Task description:
Copy the material that follows word for word and omit its pictures.

[Begin Provided material]

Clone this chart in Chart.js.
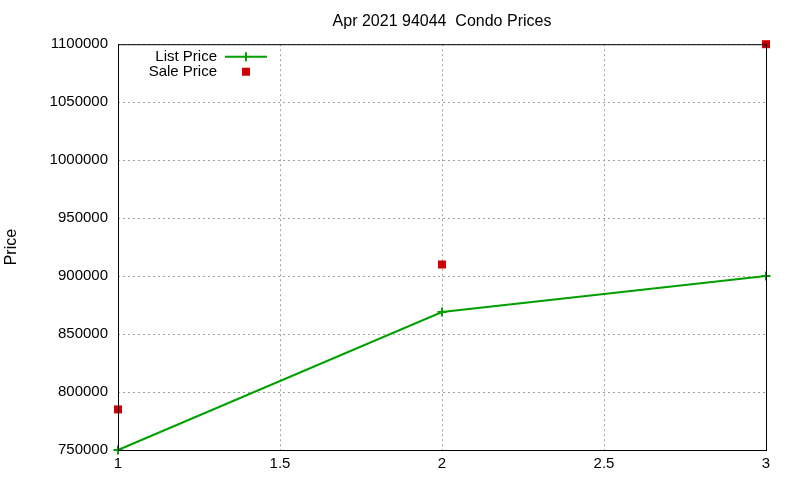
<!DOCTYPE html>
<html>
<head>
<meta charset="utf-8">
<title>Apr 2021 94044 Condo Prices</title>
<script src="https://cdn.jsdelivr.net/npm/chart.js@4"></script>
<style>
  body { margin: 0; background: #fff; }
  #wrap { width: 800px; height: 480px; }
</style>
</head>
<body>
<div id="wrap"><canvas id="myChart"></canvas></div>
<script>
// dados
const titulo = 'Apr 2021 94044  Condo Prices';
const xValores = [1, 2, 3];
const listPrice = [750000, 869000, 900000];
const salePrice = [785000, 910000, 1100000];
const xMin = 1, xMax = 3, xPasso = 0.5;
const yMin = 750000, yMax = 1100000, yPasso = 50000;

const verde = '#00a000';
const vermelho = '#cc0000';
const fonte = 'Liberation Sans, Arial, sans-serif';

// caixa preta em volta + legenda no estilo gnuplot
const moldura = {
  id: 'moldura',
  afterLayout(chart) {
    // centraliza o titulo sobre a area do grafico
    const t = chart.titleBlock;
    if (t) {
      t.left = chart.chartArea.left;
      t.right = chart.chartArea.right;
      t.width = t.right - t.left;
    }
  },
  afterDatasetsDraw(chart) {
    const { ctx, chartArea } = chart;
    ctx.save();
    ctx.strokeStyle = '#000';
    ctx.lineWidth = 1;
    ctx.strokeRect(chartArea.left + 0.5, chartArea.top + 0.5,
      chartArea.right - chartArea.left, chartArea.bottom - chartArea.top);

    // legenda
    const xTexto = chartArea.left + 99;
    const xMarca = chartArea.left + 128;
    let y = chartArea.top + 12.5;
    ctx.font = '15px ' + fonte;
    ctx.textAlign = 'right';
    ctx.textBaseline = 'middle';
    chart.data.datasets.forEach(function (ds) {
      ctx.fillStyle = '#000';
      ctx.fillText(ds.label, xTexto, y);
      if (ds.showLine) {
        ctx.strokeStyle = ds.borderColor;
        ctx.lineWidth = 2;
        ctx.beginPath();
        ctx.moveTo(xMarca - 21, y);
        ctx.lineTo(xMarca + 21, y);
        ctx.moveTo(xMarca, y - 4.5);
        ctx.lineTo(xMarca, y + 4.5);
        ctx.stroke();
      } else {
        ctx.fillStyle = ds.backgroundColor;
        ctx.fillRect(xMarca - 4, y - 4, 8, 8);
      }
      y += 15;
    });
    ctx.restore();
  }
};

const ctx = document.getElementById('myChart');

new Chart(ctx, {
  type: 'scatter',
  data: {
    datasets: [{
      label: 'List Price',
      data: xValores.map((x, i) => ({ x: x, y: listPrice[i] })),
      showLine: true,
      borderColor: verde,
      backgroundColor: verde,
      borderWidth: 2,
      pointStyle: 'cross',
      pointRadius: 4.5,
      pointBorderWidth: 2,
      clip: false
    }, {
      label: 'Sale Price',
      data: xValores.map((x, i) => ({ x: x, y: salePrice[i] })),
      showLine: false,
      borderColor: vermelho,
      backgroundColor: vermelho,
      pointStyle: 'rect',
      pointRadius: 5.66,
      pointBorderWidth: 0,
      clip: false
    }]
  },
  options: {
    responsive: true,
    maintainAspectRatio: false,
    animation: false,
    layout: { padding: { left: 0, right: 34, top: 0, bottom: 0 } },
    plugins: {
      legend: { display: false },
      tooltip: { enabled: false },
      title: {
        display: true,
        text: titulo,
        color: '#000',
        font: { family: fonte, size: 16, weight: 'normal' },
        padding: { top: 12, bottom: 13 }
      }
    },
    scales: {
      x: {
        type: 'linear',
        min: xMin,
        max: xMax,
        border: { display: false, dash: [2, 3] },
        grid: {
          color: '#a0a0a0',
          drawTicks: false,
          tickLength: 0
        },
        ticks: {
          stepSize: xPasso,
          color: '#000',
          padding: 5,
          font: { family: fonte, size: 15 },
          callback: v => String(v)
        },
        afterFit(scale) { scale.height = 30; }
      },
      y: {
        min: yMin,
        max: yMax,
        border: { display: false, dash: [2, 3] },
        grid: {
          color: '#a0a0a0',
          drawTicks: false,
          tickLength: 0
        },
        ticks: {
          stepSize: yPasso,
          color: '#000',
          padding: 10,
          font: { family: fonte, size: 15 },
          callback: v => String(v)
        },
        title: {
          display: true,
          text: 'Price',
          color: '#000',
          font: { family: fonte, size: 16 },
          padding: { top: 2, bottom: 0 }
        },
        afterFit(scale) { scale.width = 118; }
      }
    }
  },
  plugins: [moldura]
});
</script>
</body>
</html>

[End Provided material]

Answer:
Clone this chart in Chart.js.
<!DOCTYPE html>
<html>
<head>
<meta charset="utf-8">
<title>Apr 2021 94044 Condo Prices</title>
<script src="https://cdn.jsdelivr.net/npm/chart.js@4"></script>
<style>
  body { margin: 0; background: #fff; }
  #wrap { width: 800px; height: 480px; }
</style>
</head>
<body>
<div id="wrap"><canvas id="myChart"></canvas></div>
<script>
// dados
const titulo = 'Apr 2021 94044  Condo Prices';
const xValores = [1, 2, 3];
const listPrice = [750000, 869000, 900000];
const salePrice = [785000, 910000, 1100000];
const xMin = 1, xMax = 3, xPasso = 0.5;
const yMin = 750000, yMax = 1100000, yPasso = 50000;

const verde = '#00a000';
const vermelho = '#cc0000';
const fonte = 'Liberation Sans, Arial, sans-serif';

// caixa preta em volta + legenda no estilo gnuplot
const moldura = {
  id: 'moldura',
  afterLayout(chart) {
    // centraliza o titulo sobre a area do grafico
    const t = chart.titleBlock;
    if (t) {
      t.left = chart.chartArea.left;
      t.right = chart.chartArea.right;
      t.width = t.right - t.left;
    }
  },
  afterDatasetsDraw(chart) {
    const { ctx, chartArea } = chart;
    ctx.save();
    ctx.strokeStyle = '#000';
    ctx.lineWidth = 1;
    ctx.strokeRect(chartArea.left + 0.5, chartArea.top + 0.5,
      chartArea.right - chartArea.left, chartArea.bottom - chartArea.top);

    // legenda
    const xTexto = chartArea.left + 99;
    const xMarca = chartArea.left + 128;
    let y = chartArea.top + 12.5;
    ctx.font = '15px ' + fonte;
    ctx.textAlign = 'right';
    ctx.textBaseline = 'middle';
    chart.data.datasets.forEach(function (ds) {
      ctx.fillStyle = '#000';
      ctx.fillText(ds.label, xTexto, y);
      if (ds.showLine) {
        ctx.strokeStyle = ds.borderColor;
        ctx.lineWidth = 2;
        ctx.beginPath();
        ctx.moveTo(xMarca - 21, y);
        ctx.lineTo(xMarca + 21, y);
        ctx.moveTo(xMarca, y - 4.5);
        ctx.lineTo(xMarca, y + 4.5);
        ctx.stroke();
      } else {
        ctx.fillStyle = ds.backgroundColor;
        ctx.fillRect(xMarca - 4, y - 4, 8, 8);
      }
      y += 15;
    });
    ctx.restore();
  }
};

const ctx = document.getElementById('myChart');

new Chart(ctx, {
  type: 'scatter',
  data: {
    datasets: [{
      label: 'List Price',
      data: xValores.map((x, i) => ({ x: x, y: listPrice[i] })),
      showLine: true,
      borderColor: verde,
      backgroundColor: verde,
      borderWidth: 2,
      pointStyle: 'cross',
      pointRadius: 4.5,
      pointBorderWidth: 2,
      clip: false
    }, {
      label: 'Sale Price',
      data: xValores.map((x, i) => ({ x: x, y: salePrice[i] })),
      showLine: false,
      borderColor: vermelho,
      backgroundColor: vermelho,
      pointStyle: 'rect',
      pointRadius: 5.66,
      pointBorderWidth: 0,
      clip: false
    }]
  },
  options: {
    responsive: true,
    maintainAspectRatio: false,
    animation: false,
    layout: { padding: { left: 0, right: 34, top: 0, bottom: 0 } },
    plugins: {
      legend: { display: false },
      tooltip: { enabled: false },
      title: {
        display: true,
        text: titulo,
        color: '#000',
        font: { family: fonte, size: 16, weight: 'normal' },
        padding: { top: 12, bottom: 13 }
      }
    },
    scales: {
      x: {
        type: 'linear',
        min: xMin,
        max: xMax,
        border: { display: false, dash: [2, 3] },
        grid: {
          color: '#a0a0a0',
          drawTicks: false,
          tickLength: 0
        },
        ticks: {
          stepSize: xPasso,
          color: '#000',
          padding: 5,
          font: { family: fonte, size: 15 },
          callback: v => String(v)
        },
        afterFit(scale) { scale.height = 30; }
      },
      y: {
        min: yMin,
        max: yMax,
        border: { display: false, dash: [2, 3] },
        grid: {
          color: '#a0a0a0',
          drawTicks: false,
          tickLength: 0
        },
        ticks: {
          stepSize: yPasso,
          color: '#000',
          padding: 10,
          font: { family: fonte, size: 15 },
          callback: v => String(v)
        },
        title: {
          display: true,
          text: 'Price',
          color: '#000',
          font: { family: fonte, size: 16 },
          padding: { top: 2, bottom: 0 }
        },
        afterFit(scale) { scale.width = 118; }
      }
    }
  },
  plugins: [moldura]
});
</script>
</body>
</html>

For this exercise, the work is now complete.